Bruce Lites

Bruce Lites, Senior Scientist Emeritus of the National Center for Atmospheric Research (NCAR) is a solar physicist and longtime scientist at NCAR’s High Altitude Observatory (HAO). He is is a specialist in analysis of spectroscopic measurements for interpretation of solar phenomena. He is noted for numerous and varied scientific achievements including the first analysis of the formation of neutral iron lines in the solar spectrum, an observation-based understanding of the character of the vertical propagation of waves in the quiet solar atmosphere and in sunspots, the development of the first stable inversion procedure for inference of the magnetic field vector from Stokes profile observations, the discovery of small-scale horizontal magnetic fields in the solar photosphere, and observational inference of magnetic flux ropes in the solar photosphere.

Bruce Lites image
Bruce Lites

Bruce Lites first joined HAO/NCAR in 1968 as a graduate assistant, and attained his PhD from the University of Colorado in 1972 under the mentorship of HAO’s Dr. R. Grant Athay. After a post-doctoral appointment at the Geneva Observatory in Switzerland, in 1974 Dr. Lites joined the Laboratory for Atmospheric and Space Physics at the University of Colorado to work on the Orbiting Solar Observatory-8 mission in 1974. He continued work at HAO/NCAR in 1979-1980, then spent four years at the National Solar Observatory (NSO) in Sunspot, New Mexico. In 1984 he re-joined HAO/NCAR until his retirement in 2011.

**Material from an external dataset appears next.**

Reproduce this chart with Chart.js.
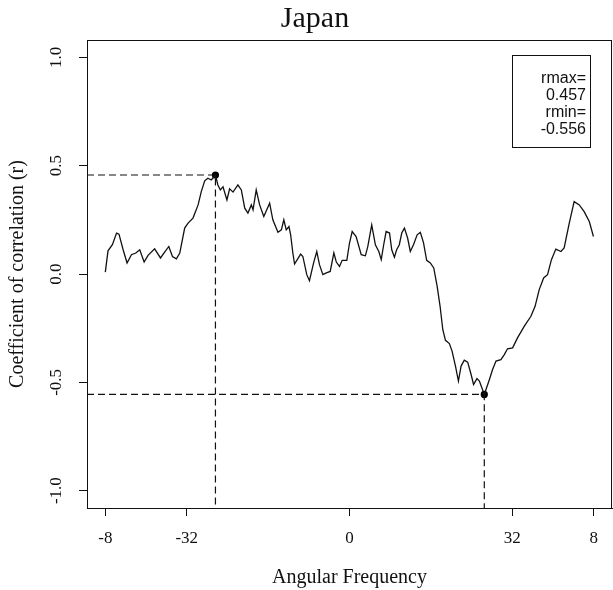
<!DOCTYPE html>
<html>
<head>
<meta charset="utf-8">
<script src="https://cdn.jsdelivr.net/npm/chart.js@4/dist/chart.umd.min.js"></script>
<style>
  html, body { margin: 0; padding: 0; background: #fff; }
  #c { display: block; }
</style>
</head>
<body>
<canvas id="c" width="613" height="590"></canvas>
<script>
// Correlation between the two series across the angular frequency band
const freq = [-1.000,-0.989,-0.971,-0.954,-0.944,-0.927,-0.911,-0.893,-0.875,-0.859,-0.841,-0.825,-0.798,-0.774,-0.757,-0.740,-0.725,-0.709,-0.695,-0.675,-0.661,-0.641,-0.620,-0.607,-0.593,-0.580,-0.566,-0.549,-0.539,-0.529,-0.518,-0.502,-0.491,-0.477,-0.457,-0.443,-0.429,-0.416,-0.402,-0.395,-0.382,-0.368,-0.351,-0.327,-0.314,-0.293,-0.279,-0.269,-0.259,-0.248,-0.241,-0.232,-0.225,-0.214,-0.200,-0.191,-0.175,-0.164,-0.147,-0.134,-0.123,-0.109,-0.095,-0.079,-0.064,-0.054,-0.041,-0.030,-0.011,0.000,0.011,0.027,0.048,0.065,0.075,0.091,0.106,0.120,0.130,0.140,0.150,0.164,0.173,0.184,0.193,0.204,0.214,0.225,0.238,0.249,0.262,0.277,0.290,0.303,0.316,0.331,0.345,0.359,0.371,0.382,0.393,0.409,0.420,0.434,0.446,0.457,0.470,0.484,0.498,0.508,0.522,0.532,0.552,0.573,0.586,0.600,0.620,0.634,0.647,0.668,0.688,0.716,0.743,0.760,0.777,0.795,0.811,0.827,0.845,0.866,0.879,0.900,0.920,0.941,0.961,0.982,0.999];
const corr = [0.009,0.107,0.135,0.189,0.184,0.112,0.051,0.089,0.097,0.112,0.055,0.086,0.116,0.074,0.101,0.127,0.081,0.070,0.097,0.212,0.235,0.258,0.319,0.380,0.430,0.442,0.434,0.457,0.411,0.388,0.402,0.342,0.393,0.378,0.411,0.388,0.304,0.281,0.319,0.296,0.388,0.319,0.265,0.327,0.250,0.193,0.204,0.250,0.204,0.219,0.181,0.097,0.046,0.066,0.092,0.081,-0.003,-0.031,0.051,0.104,0.043,-0.003,0.005,0.012,0.097,0.055,0.035,0.063,0.063,0.143,0.196,0.173,0.089,0.084,0.127,0.227,0.135,0.104,0.066,0.135,0.196,0.189,0.112,0.078,0.112,0.135,0.189,0.212,0.166,0.104,0.135,0.181,0.192,0.145,0.063,0.051,0.028,-0.057,-0.149,-0.256,-0.306,-0.321,-0.356,-0.425,-0.494,-0.425,-0.398,-0.407,-0.464,-0.510,-0.483,-0.494,-0.556,-0.487,-0.441,-0.402,-0.395,-0.372,-0.345,-0.341,-0.295,-0.241,-0.195,-0.149,-0.072,-0.018,-0.003,0.066,0.115,0.104,0.120,0.235,0.334,0.319,0.288,0.242,0.173];

// Extremes of r and the frequencies where they occur
const rmax = 0.457;
const rmaxFreq = -0.549;
const rmin = -0.556;
const rminFreq = 0.552;

// Axis ticks
const xTickValues = [-1, -2 / 3, 0, 2 / 3, 1];
const xTickLabels = ['-8', '-32', '0', '32', '8'];
const yTickValues = [-1, -0.5, 0, 0.5, 1];

const xLimits = [-1.075, 1.075];
const yLimits = [-1.08, 1.08];

const serif = '"Liberation Serif", "Times New Roman", serif';
const sans = '"Liberation Sans", Arial, sans-serif';
const ink = '#111';

const curve = [];
const n = Math.min(freq.length, corr.length);
for (let i = 0; i < n; i++) curve.push({ x: freq[i], y: corr[i] });

// Plot frame, main title and the r-range note box
const framePlugin = {
  id: 'frame',
  afterDraw(chart) {
    const { ctx, chartArea: a } = chart;
    ctx.save();
    ctx.strokeStyle = ink;
    ctx.lineWidth = 1;
    const l = Math.round(a.left) + 0.5, t = Math.round(a.top) + 0.5;
    const r = Math.round(a.right) - 0.5, b = Math.round(a.bottom) + 0.5;
    ctx.strokeRect(l, t, r - l, b - t);

    ctx.fillStyle = ink;
    ctx.font = '30px ' + serif;
    ctx.textAlign = 'center';
    ctx.textBaseline = 'alphabetic';
    ctx.fillText('Japan', 315, 27);

    ctx.strokeRect(512.5, 55.5, 78, 92);
    ctx.font = '16px ' + sans;
    ctx.textAlign = 'right';
    ctx.textBaseline = 'middle';
    const lines = ['rmax=', rmax.toFixed(3), 'rmin=', rmin.toFixed(3)];
    lines.forEach((s, i) => ctx.fillText(s, 586, 79 + i * 16.7));
    ctx.restore();
  }
};

new Chart(document.getElementById('c'), {
  type: 'scatter',
  data: {
    datasets: [
      {
        data: curve,
        showLine: true,
        borderColor: ink,
        borderWidth: 1.3,
        pointRadius: 0,
        tension: 0
      },
      {
        data: [{ x: xLimits[0], y: rmax }, { x: rmaxFreq, y: rmax }, { x: rmaxFreq, y: yLimits[0] }],
        showLine: true,
        borderColor: ink,
        borderWidth: 1.2,
        borderDash: [7, 4],
        pointRadius: 0
      },
      {
        data: [{ x: xLimits[0], y: rmin }, { x: rminFreq, y: rmin }, { x: rminFreq, y: yLimits[0] }],
        showLine: true,
        borderColor: ink,
        borderWidth: 1.2,
        borderDash: [7, 4],
        pointRadius: 0
      },
      {
        data: [{ x: rmaxFreq, y: rmax }, { x: rminFreq, y: rmin }],
        showLine: false,
        pointRadius: 3.6,
        pointBackgroundColor: '#000',
        pointBorderColor: '#000',
        pointBorderWidth: 0
      }
    ]
  },
  options: {
    responsive: false,
    animation: false,
    events: [],
    layout: { autoPadding: false, padding: { top: 40, right: 1, bottom: 0, left: 0 } },
    plugins: {
      legend: { display: false },
      tooltip: { enabled: false },
      title: { display: false }
    },
    scales: {
      x: {
        type: 'linear',
        min: xLimits[0],
        max: xLimits[1],
        afterBuildTicks(scale) { scale.ticks = xTickValues.map(v => ({ value: v })); },
        afterFit(scale) {
          scale.height = 82;
          scale.paddingLeft = 0;
          scale.paddingRight = 0;
        },
        ticks: {
          autoSkip: false,
          maxRotation: 0,
          padding: 12,
          color: ink,
          font: { family: serif, size: 17 },
          callback: (v, i) => xTickLabels[i]
        },
        grid: { drawOnChartArea: false, drawTicks: true, tickLength: 8, color: ink, lineWidth: 1 },
        border: { display: true, color: ink, width: 1 },
        title: {
          display: true,
          text: 'Angular Frequency',
          color: ink,
          font: { family: serif, size: 20 },
          padding: { top: 0, bottom: 0 }
        }
      },
      y: {
        type: 'linear',
        min: yLimits[0],
        max: yLimits[1],
        afterBuildTicks(scale) { scale.ticks = yTickValues.map(v => ({ value: v })); },
        afterFit(scale) {
          scale.width = 87;
          scale.paddingTop = 0;
          scale.paddingBottom = 0;
        },
        ticks: {
          autoSkip: false,
          minRotation: 90,
          maxRotation: 90,
          crossAlign: 'center',
          padding: 9,
          color: ink,
          font: { family: serif, size: 17 },
          callback: v => Number(v).toFixed(1)
        },
        grid: { drawOnChartArea: false, drawTicks: true, tickLength: 8, color: ink, lineWidth: 1 },
        border: { display: true, color: ink, width: 1 },
        title: {
          display: true,
          text: 'Coefficient of correlation (r)',
          color: ink,
          font: { family: serif, size: 20 },
          padding: { top: 6, bottom: 0 }
        }
      }
    }
  },
  plugins: [framePlugin]
});
</script>
</body>
</html>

While at NSO in the early 1980’s, Dr. Lites developed an interest in solar “spectro-polarimetry” (polarization measurements of resolved spectra) as a means to remote-sense the Sun’s magnetic field. That interest defined the path of his career from that time onward. He was the principal scientist for the HAO/National Solar Observatory Advanced Stokes Polarimeter (ASP), a facility instrument that provided the first high-resolution, quantitative mapping of the detailed structure of the magnetic field in the solar photosphere. The great success of the ASP spurred development of similar ground-based spectro-polarimeters worldwide, and eventually led Dr. Lites to develop the very successful Spectro-Polarimeter onboard the Japan/US/UK Hinode space mission. Hinode was launched in 2006 and continues to operate to this day as an invaluable community observing facility.